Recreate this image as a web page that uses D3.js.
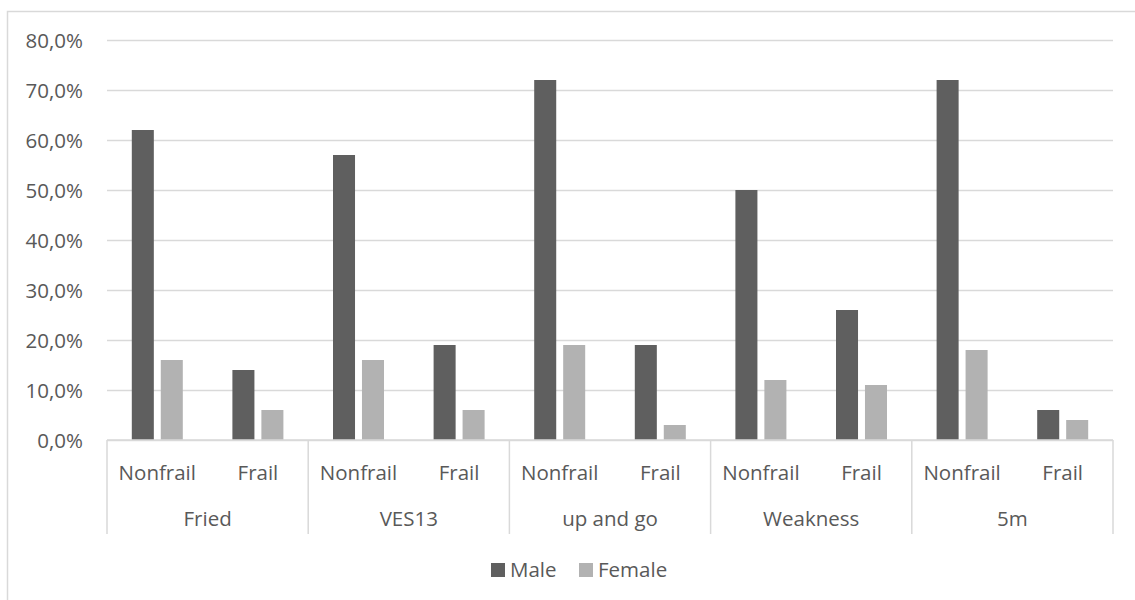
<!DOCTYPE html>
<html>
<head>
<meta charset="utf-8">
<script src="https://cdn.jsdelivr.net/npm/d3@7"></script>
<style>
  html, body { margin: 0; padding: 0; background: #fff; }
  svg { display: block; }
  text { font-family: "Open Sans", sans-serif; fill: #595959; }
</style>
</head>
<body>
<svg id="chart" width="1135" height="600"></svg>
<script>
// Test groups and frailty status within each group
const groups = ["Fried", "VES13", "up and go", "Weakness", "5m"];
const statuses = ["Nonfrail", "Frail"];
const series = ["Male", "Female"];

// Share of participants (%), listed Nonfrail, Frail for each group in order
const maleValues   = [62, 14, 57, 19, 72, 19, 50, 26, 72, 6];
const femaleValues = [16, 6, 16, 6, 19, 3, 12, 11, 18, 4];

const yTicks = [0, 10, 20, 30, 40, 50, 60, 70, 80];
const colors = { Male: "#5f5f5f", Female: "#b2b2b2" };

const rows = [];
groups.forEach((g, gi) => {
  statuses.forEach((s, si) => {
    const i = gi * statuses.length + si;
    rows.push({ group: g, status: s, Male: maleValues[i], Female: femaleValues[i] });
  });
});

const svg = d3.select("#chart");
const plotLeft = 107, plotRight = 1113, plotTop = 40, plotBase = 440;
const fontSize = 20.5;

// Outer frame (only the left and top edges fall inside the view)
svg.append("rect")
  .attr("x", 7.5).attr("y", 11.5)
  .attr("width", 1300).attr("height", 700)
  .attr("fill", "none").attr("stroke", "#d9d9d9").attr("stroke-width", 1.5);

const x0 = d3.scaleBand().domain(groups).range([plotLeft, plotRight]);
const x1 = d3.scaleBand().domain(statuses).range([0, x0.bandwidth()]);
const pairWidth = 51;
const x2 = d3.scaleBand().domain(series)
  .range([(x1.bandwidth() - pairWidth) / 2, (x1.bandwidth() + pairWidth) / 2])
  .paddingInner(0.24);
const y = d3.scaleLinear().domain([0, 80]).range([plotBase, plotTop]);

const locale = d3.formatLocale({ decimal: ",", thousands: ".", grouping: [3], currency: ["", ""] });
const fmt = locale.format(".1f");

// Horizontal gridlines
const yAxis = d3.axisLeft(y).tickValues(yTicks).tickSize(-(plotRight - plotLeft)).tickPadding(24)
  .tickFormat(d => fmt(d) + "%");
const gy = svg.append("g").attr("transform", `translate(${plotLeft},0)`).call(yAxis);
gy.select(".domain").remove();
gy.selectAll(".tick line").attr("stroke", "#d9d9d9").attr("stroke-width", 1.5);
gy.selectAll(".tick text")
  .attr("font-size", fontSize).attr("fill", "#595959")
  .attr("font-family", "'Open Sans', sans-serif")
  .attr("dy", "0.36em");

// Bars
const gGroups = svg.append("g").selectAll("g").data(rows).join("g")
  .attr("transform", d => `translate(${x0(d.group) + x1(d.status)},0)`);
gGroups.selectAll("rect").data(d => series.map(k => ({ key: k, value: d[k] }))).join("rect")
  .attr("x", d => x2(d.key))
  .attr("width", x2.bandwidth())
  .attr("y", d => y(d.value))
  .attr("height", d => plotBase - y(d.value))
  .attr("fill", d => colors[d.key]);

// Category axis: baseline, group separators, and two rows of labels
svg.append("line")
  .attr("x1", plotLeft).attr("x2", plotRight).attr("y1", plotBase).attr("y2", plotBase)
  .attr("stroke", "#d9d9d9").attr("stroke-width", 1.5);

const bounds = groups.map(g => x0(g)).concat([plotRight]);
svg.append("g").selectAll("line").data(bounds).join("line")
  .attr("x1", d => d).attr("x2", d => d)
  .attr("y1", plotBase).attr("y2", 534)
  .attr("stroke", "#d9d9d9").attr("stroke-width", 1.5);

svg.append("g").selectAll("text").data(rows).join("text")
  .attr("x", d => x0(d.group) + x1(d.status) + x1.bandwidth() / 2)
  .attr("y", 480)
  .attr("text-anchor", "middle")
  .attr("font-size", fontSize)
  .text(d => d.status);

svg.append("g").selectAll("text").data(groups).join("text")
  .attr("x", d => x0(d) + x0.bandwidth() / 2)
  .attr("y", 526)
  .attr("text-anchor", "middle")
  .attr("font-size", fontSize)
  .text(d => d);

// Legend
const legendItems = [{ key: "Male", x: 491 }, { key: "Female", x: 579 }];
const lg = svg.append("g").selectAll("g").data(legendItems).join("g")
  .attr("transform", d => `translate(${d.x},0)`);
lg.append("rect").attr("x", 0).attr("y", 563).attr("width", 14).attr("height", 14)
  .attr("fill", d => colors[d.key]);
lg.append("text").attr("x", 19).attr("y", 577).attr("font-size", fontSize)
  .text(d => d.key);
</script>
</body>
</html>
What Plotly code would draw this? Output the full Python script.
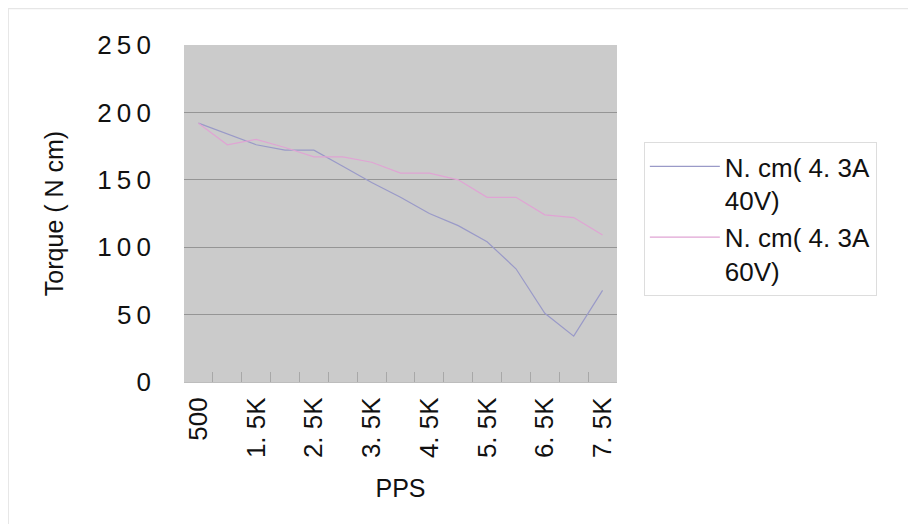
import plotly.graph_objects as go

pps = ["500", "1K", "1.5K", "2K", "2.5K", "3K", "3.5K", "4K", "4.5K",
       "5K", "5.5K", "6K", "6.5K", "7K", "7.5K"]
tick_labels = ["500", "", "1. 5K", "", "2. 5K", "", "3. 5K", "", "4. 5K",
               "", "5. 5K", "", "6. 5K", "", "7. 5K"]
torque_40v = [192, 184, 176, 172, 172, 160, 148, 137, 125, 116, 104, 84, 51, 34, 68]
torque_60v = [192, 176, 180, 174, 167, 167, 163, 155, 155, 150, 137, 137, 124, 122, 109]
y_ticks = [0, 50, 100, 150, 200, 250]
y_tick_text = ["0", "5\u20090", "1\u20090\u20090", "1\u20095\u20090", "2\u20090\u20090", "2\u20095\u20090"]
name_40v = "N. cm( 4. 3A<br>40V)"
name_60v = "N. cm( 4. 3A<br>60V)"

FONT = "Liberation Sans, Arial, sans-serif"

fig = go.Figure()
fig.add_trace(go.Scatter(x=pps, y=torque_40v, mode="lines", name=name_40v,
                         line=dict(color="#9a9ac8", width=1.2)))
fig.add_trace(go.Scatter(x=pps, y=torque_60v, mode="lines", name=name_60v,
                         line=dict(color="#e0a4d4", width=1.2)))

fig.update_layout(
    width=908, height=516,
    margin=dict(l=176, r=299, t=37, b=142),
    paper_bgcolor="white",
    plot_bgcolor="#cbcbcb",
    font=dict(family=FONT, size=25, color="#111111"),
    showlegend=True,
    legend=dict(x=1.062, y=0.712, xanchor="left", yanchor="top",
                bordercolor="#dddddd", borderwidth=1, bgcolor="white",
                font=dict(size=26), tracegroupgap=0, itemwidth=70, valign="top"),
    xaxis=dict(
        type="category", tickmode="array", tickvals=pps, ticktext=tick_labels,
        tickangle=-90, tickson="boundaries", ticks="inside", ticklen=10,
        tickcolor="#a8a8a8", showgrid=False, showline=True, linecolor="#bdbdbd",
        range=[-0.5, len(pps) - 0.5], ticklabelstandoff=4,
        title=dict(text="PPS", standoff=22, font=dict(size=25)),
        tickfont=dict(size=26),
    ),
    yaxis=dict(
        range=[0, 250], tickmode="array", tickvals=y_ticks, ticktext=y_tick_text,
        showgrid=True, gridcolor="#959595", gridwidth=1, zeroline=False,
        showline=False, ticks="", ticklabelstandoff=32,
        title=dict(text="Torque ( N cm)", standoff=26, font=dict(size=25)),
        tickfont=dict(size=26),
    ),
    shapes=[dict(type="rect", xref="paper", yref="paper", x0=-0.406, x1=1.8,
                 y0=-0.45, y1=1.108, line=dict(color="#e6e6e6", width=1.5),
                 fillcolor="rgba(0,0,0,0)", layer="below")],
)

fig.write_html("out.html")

# # # # # # #

The records shown above are to be repeated exactly, with the pictures left out.

Recreate this image as a web page that uses D3.js.
<!DOCTYPE html>
<html>
<head>
<meta charset="utf-8">
<script src="https://cdn.jsdelivr.net/npm/d3@7"></script>
<style>
  html, body { margin: 0; padding: 0; background: #fff; }
  svg { display: block; }
  text { font-family: "Open Sans", sans-serif; fill: #595959; }
</style>
</head>
<body>
<svg id="chart" width="1135" height="600"></svg>
<script>
// Test groups and frailty status within each group
const groups = ["Fried", "VES13", "up and go", "Weakness", "5m"];
const statuses = ["Nonfrail", "Frail"];
const series = ["Male", "Female"];

// Share of participants (%), listed Nonfrail, Frail for each group in order
const maleValues   = [62, 14, 57, 19, 72, 19, 50, 26, 72, 6];
const femaleValues = [16, 6, 16, 6, 19, 3, 12, 11, 18, 4];

const yTicks = [0, 10, 20, 30, 40, 50, 60, 70, 80];
const colors = { Male: "#5f5f5f", Female: "#b2b2b2" };

const rows = [];
groups.forEach((g, gi) => {
  statuses.forEach((s, si) => {
    const i = gi * statuses.length + si;
    rows.push({ group: g, status: s, Male: maleValues[i], Female: femaleValues[i] });
  });
});

const svg = d3.select("#chart");
const plotLeft = 107, plotRight = 1113, plotTop = 40, plotBase = 440;
const fontSize = 20.5;

// Outer frame (only the left and top edges fall inside the view)
svg.append("rect")
  .attr("x", 7.5).attr("y", 11.5)
  .attr("width", 1300).attr("height", 700)
  .attr("fill", "none").attr("stroke", "#d9d9d9").attr("stroke-width", 1.5);

const x0 = d3.scaleBand().domain(groups).range([plotLeft, plotRight]);
const x1 = d3.scaleBand().domain(statuses).range([0, x0.bandwidth()]);
const pairWidth = 51;
const x2 = d3.scaleBand().domain(series)
  .range([(x1.bandwidth() - pairWidth) / 2, (x1.bandwidth() + pairWidth) / 2])
  .paddingInner(0.24);
const y = d3.scaleLinear().domain([0, 80]).range([plotBase, plotTop]);

const locale = d3.formatLocale({ decimal: ",", thousands: ".", grouping: [3], currency: ["", ""] });
const fmt = locale.format(".1f");

// Horizontal gridlines
const yAxis = d3.axisLeft(y).tickValues(yTicks).tickSize(-(plotRight - plotLeft)).tickPadding(24)
  .tickFormat(d => fmt(d) + "%");
const gy = svg.append("g").attr("transform", `translate(${plotLeft},0)`).call(yAxis);
gy.select(".domain").remove();
gy.selectAll(".tick line").attr("stroke", "#d9d9d9").attr("stroke-width", 1.5);
gy.selectAll(".tick text")
  .attr("font-size", fontSize).attr("fill", "#595959")
  .attr("font-family", "'Open Sans', sans-serif")
  .attr("dy", "0.36em");

// Bars
const gGroups = svg.append("g").selectAll("g").data(rows).join("g")
  .attr("transform", d => `translate(${x0(d.group) + x1(d.status)},0)`);
gGroups.selectAll("rect").data(d => series.map(k => ({ key: k, value: d[k] }))).join("rect")
  .attr("x", d => x2(d.key))
  .attr("width", x2.bandwidth())
  .attr("y", d => y(d.value))
  .attr("height", d => plotBase - y(d.value))
  .attr("fill", d => colors[d.key]);

// Category axis: baseline, group separators, and two rows of labels
svg.append("line")
  .attr("x1", plotLeft).attr("x2", plotRight).attr("y1", plotBase).attr("y2", plotBase)
  .attr("stroke", "#d9d9d9").attr("stroke-width", 1.5);

const bounds = groups.map(g => x0(g)).concat([plotRight]);
svg.append("g").selectAll("line").data(bounds).join("line")
  .attr("x1", d => d).attr("x2", d => d)
  .attr("y1", plotBase).attr("y2", 534)
  .attr("stroke", "#d9d9d9").attr("stroke-width", 1.5);

svg.append("g").selectAll("text").data(rows).join("text")
  .attr("x", d => x0(d.group) + x1(d.status) + x1.bandwidth() / 2)
  .attr("y", 480)
  .attr("text-anchor", "middle")
  .attr("font-size", fontSize)
  .text(d => d.status);

svg.append("g").selectAll("text").data(groups).join("text")
  .attr("x", d => x0(d) + x0.bandwidth() / 2)
  .attr("y", 526)
  .attr("text-anchor", "middle")
  .attr("font-size", fontSize)
  .text(d => d);

// Legend
const legendItems = [{ key: "Male", x: 491 }, { key: "Female", x: 579 }];
const lg = svg.append("g").selectAll("g").data(legendItems).join("g")
  .attr("transform", d => `translate(${d.x},0)`);
lg.append("rect").attr("x", 0).attr("y", 563).attr("width", 14).attr("height", 14)
  .attr("fill", d => colors[d.key]);
lg.append("text").attr("x", 19).attr("y", 577).attr("font-size", fontSize)
  .text(d => d.key);
</script>
</body>
</html>
What Plotly code would draw this? Output the full Python script.
import plotly.graph_objects as go

pps = ["500", "1K", "1.5K", "2K", "2.5K", "3K", "3.5K", "4K", "4.5K",
       "5K", "5.5K", "6K", "6.5K", "7K", "7.5K"]
tick_labels = ["500", "", "1. 5K", "", "2. 5K", "", "3. 5K", "", "4. 5K",
               "", "5. 5K", "", "6. 5K", "", "7. 5K"]
torque_40v = [192, 184, 176, 172, 172, 160, 148, 137, 125, 116, 104, 84, 51, 34, 68]
torque_60v = [192, 176, 180, 174, 167, 167, 163, 155, 155, 150, 137, 137, 124, 122, 109]
y_ticks = [0, 50, 100, 150, 200, 250]
y_tick_text = ["0", "5\u20090", "1\u20090\u20090", "1\u20095\u20090", "2\u20090\u20090", "2\u20095\u20090"]
name_40v = "N. cm( 4. 3A<br>40V)"
name_60v = "N. cm( 4. 3A<br>60V)"

FONT = "Liberation Sans, Arial, sans-serif"

fig = go.Figure()
fig.add_trace(go.Scatter(x=pps, y=torque_40v, mode="lines", name=name_40v,
                         line=dict(color="#9a9ac8", width=1.2)))
fig.add_trace(go.Scatter(x=pps, y=torque_60v, mode="lines", name=name_60v,
                         line=dict(color="#e0a4d4", width=1.2)))

fig.update_layout(
    width=908, height=516,
    margin=dict(l=176, r=299, t=37, b=142),
    paper_bgcolor="white",
    plot_bgcolor="#cbcbcb",
    font=dict(family=FONT, size=25, color="#111111"),
    showlegend=True,
    legend=dict(x=1.062, y=0.712, xanchor="left", yanchor="top",
                bordercolor="#dddddd", borderwidth=1, bgcolor="white",
                font=dict(size=26), tracegroupgap=0, itemwidth=70, valign="top"),
    xaxis=dict(
        type="category", tickmode="array", tickvals=pps, ticktext=tick_labels,
        tickangle=-90, tickson="boundaries", ticks="inside", ticklen=10,
        tickcolor="#a8a8a8", showgrid=False, showline=True, linecolor="#bdbdbd",
        range=[-0.5, len(pps) - 0.5], ticklabelstandoff=4,
        title=dict(text="PPS", standoff=22, font=dict(size=25)),
        tickfont=dict(size=26),
    ),
    yaxis=dict(
        range=[0, 250], tickmode="array", tickvals=y_ticks, ticktext=y_tick_text,
        showgrid=True, gridcolor="#959595", gridwidth=1, zeroline=False,
        showline=False, ticks="", ticklabelstandoff=32,
        title=dict(text="Torque ( N cm)", standoff=26, font=dict(size=25)),
        tickfont=dict(size=26),
    ),
    shapes=[dict(type="rect", xref="paper", yref="paper", x0=-0.406, x1=1.8,
                 y0=-0.45, y1=1.108, line=dict(color="#e6e6e6", width=1.5),
                 fillcolor="rgba(0,0,0,0)", layer="below")],
)

fig.write_html("out.html")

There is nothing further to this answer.